Build Back Better Homes

Single-family green mortgages can deliver significant benefits to low- and moderate-income households as well as investor-ready ESG impacts.

The vast majority of America’s housing stock is in need of improvements for performance, health, and safety. Over the next decade, shifts in utility models, energy and climate policy, weather events, and recognition of health and resilience priorities will greatly expand this need. This is especially true for low- to moderate-income households and communities of color. Even though better housing infrastructure offers societal benefits, there is little access to low-cost financing. Therefore, the cost burden for these kinds of improvements largely falls on homeowners.

Among capital markets investors, there is growing interest and demand for environmental, social, and governance (ESG) investment options and “green” securities.

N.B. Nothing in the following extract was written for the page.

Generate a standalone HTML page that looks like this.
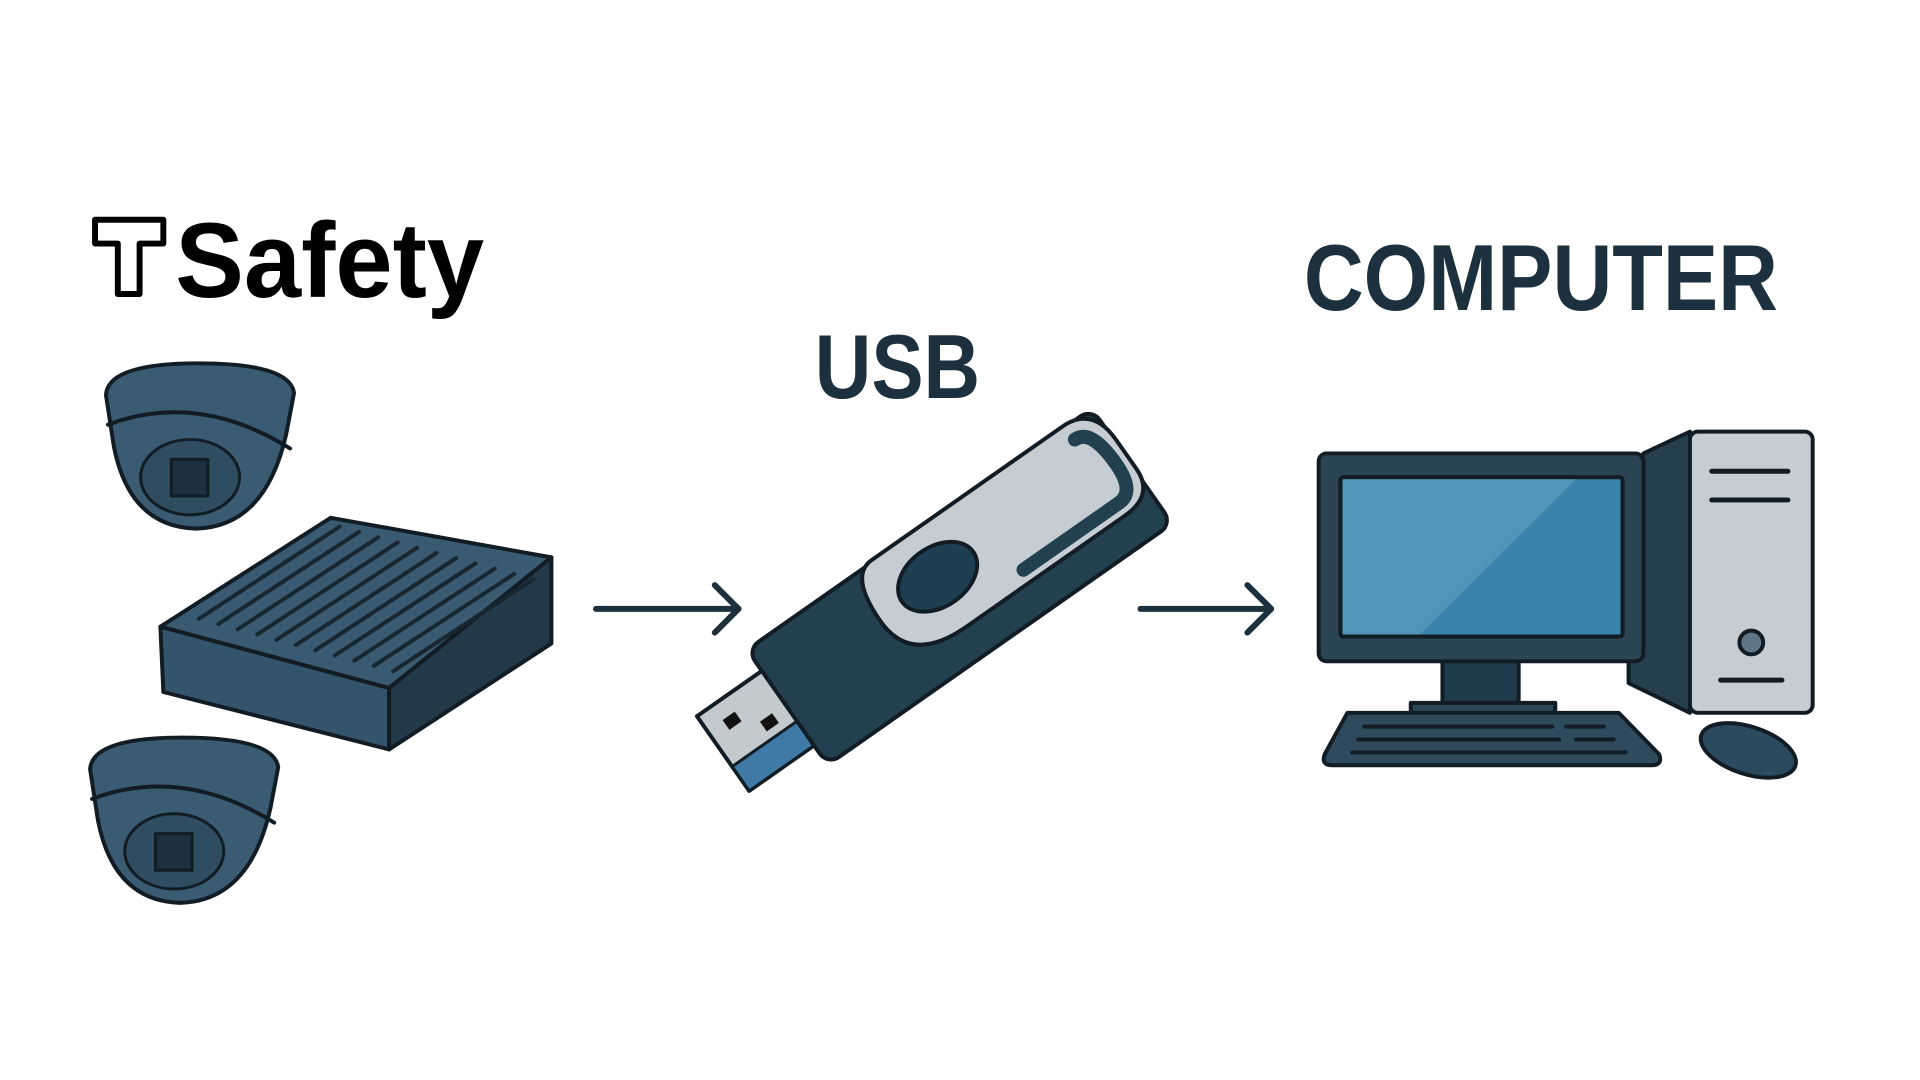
<!DOCTYPE html>
<html><head><meta charset="utf-8"><style>
html,body{margin:0;padding:0;background:#fff;width:1920px;height:1080px;overflow:hidden}
svg{display:block}
</style></head><body>
<svg width="1920" height="1080" viewBox="0 0 1920 1080" xmlns="http://www.w3.org/2000/svg">
<defs>
<g id="cam">
<path d="M4 32 Q6 0 97 0 Q190 0 194 30 L186 72 Q165 165 95 167 Q28 165 12 84 Z" fill="#3b5b72"/>
<path d="M6 62 Q97 28 190 86" fill="none"/>
<ellipse cx="89" cy="115" rx="50" ry="38" fill="#2f4c61" stroke-width="3"/>
<rect x="70" y="97" width="37" height="37" fill="#1c3040" stroke-width="3"/>
</g>
<line id="rid" x1="201" y1="625" x2="343" y2="532"/>
</defs>
<g transform="scale(0.99)">
<path d="M96 222 H165 V246 H141 V297 H119 V246 H96 Z" fill="#fff" stroke="#000" stroke-width="6" stroke-linejoin="round"/>
<text x="177" y="300" font-family="Liberation Sans, sans-serif" font-weight="bold" font-size="108" textLength="312" lengthAdjust="spacingAndGlyphs" fill="#000">Safety</text>
<text x="823" y="402" font-family="Liberation Sans, sans-serif" font-weight="bold" font-size="92" textLength="167" lengthAdjust="spacingAndGlyphs" fill="#1c313d">USB</text>
<text x="1317" y="313" font-family="Liberation Sans, sans-serif" font-weight="bold" font-size="95" textLength="479" lengthAdjust="spacingAndGlyphs" fill="#1c313d">COMPUTER</text>

<g stroke="#111c24" stroke-width="4" stroke-linejoin="round" stroke-linecap="round">
<use href="#cam" transform="translate(103,367)"/>
<use href="#cam" transform="translate(87,745)"/>
<path d="M162 633 L334 523 L557 563 L393 695 Z" fill="#3a5a71"/>
<path d="M162 633 L393 695 L393 757 L165 699 Z" fill="#34546b"/>
<path d="M393 695 L557 563 L557 650 L393 757 Z" fill="#22394a"/>
<g stroke-width="4" stroke="#17262f">
<use href="#rid"/><use href="#rid" transform="translate(19.6,5.3)"/><use href="#rid" transform="translate(39.2,10.6)"/><use href="#rid" transform="translate(58.8,15.9)"/><use href="#rid" transform="translate(78.4,21.2)"/><use href="#rid" transform="translate(98,26.5)"/><use href="#rid" transform="translate(117.6,31.8)"/><use href="#rid" transform="translate(137.2,37.1)"/><use href="#rid" transform="translate(156.8,42.4)"/><use href="#rid" transform="translate(176.4,47.7)"/><use href="#rid" transform="translate(196,53)"/>
</g>

<g stroke="#1c313d" stroke-width="6" fill="none">
<line x1="602" y1="615" x2="746" y2="615"/><polyline points="722,591 746,615 722,639"/>
<line x1="1152" y1="615" x2="1284" y2="615"/><polyline points="1260,591 1284,615 1260,639"/>
</g>

<g transform="translate(972,592) rotate(-35)">
<rect x="-295" y="-46" width="85" height="92" fill="#c3cace"/>
<rect x="-295" y="16" width="85" height="30" fill="#3f7aa6" stroke-width="3"/>
<rect x="-276" y="-28" width="15" height="12" fill="#111" stroke="none"/>
<rect x="-246" y="-5" width="15" height="12" fill="#111" stroke="none"/>
<rect x="-215" y="-72" width="425" height="142" rx="14" fill="#22404f"/>
<path d="M-60 -74 H175 Q212 -74 212 -32 V4 Q212 36 175 36 H-20 Q-88 36 -88 -18 Q-88 -74 -60 -74 Z" fill="#c6cdd2"/>
<path d="M60 22 H178 Q198 22 198 -12 Q198 -56 178 -56" fill="none" stroke="#22404f" stroke-width="14"/>
<ellipse cx="-15" cy="-22" rx="44" ry="30" fill="#1f3e52"/>
</g>

<path d="M1660 458 L1707 436 L1707 720 L1645 690 L1645 668 Z" fill="#263f4e"/>
<rect x="1707" y="436" width="124" height="284" rx="8" fill="#c6cdd2"/>
<g stroke-width="5"><line x1="1729" y1="476" x2="1806" y2="476"/><line x1="1729" y1="505" x2="1806" y2="505"/><line x1="1738" y1="687" x2="1800" y2="687"/></g>
<circle cx="1769" cy="649" r="12" fill="#5e7686"/>
<rect x="1457" y="664" width="77" height="48" fill="#1f3a4b"/>
<rect x="1425" y="710" width="146" height="11" fill="#2b4657"/>
<rect x="1332" y="458" width="328" height="210" rx="8" fill="#2c4555"/>
<rect x="1354" y="482" width="285" height="161" rx="3" fill="#3a84ad"/>
<path d="M1356 484 L1592 484 L1434 641 L1356 641 Z" fill="#5195b9" stroke="none"/>
<rect x="1354" y="482" width="285" height="161" rx="3" fill="none"/>
<path d="M1361 720 L1635 720 L1676 762 Q1680 773 1668 773 L1346 773 Q1334 773 1338 762 Z" fill="#2e4a5c"/>
<g stroke-width="4"><line x1="1378" y1="734" x2="1568" y2="734"/><line x1="1582" y1="734" x2="1620" y2="734"/><line x1="1372" y1="747" x2="1575" y2="747"/><line x1="1592" y1="747" x2="1630" y2="747"/><line x1="1366" y1="760" x2="1642" y2="760"/></g>
<ellipse cx="1766" cy="758" rx="50" ry="24" transform="rotate(18 1766 758)" fill="#2b4a5e"/>
</g>
</g>
</svg>
</body></html>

However, there is a lack of sufficient market-ready green investments. The mortgage industry is well positioned to help fill this gap. Mortgages can become a primary investment vehicle for deploying billions of dollars to meet this investor demand while also fulfilling consumer demand for green home improvements.

A robust single-family green mortgage market can deliver significant benefits and investor-ready ESG impacts. Fannie Mae and Freddie Mac could generate more than $2 trillion of new green mortgage-backed securities within a decade by streamlining and scaling up their existing green mortgage products.

This report proposes practical solutions to reduce friction in originating and securitizing single-family green mortgage products already offered by the government-sponsored enterprises (GSEs) Fannie Mae and Freddie Mac to create a new $2+ trillion market within a decade.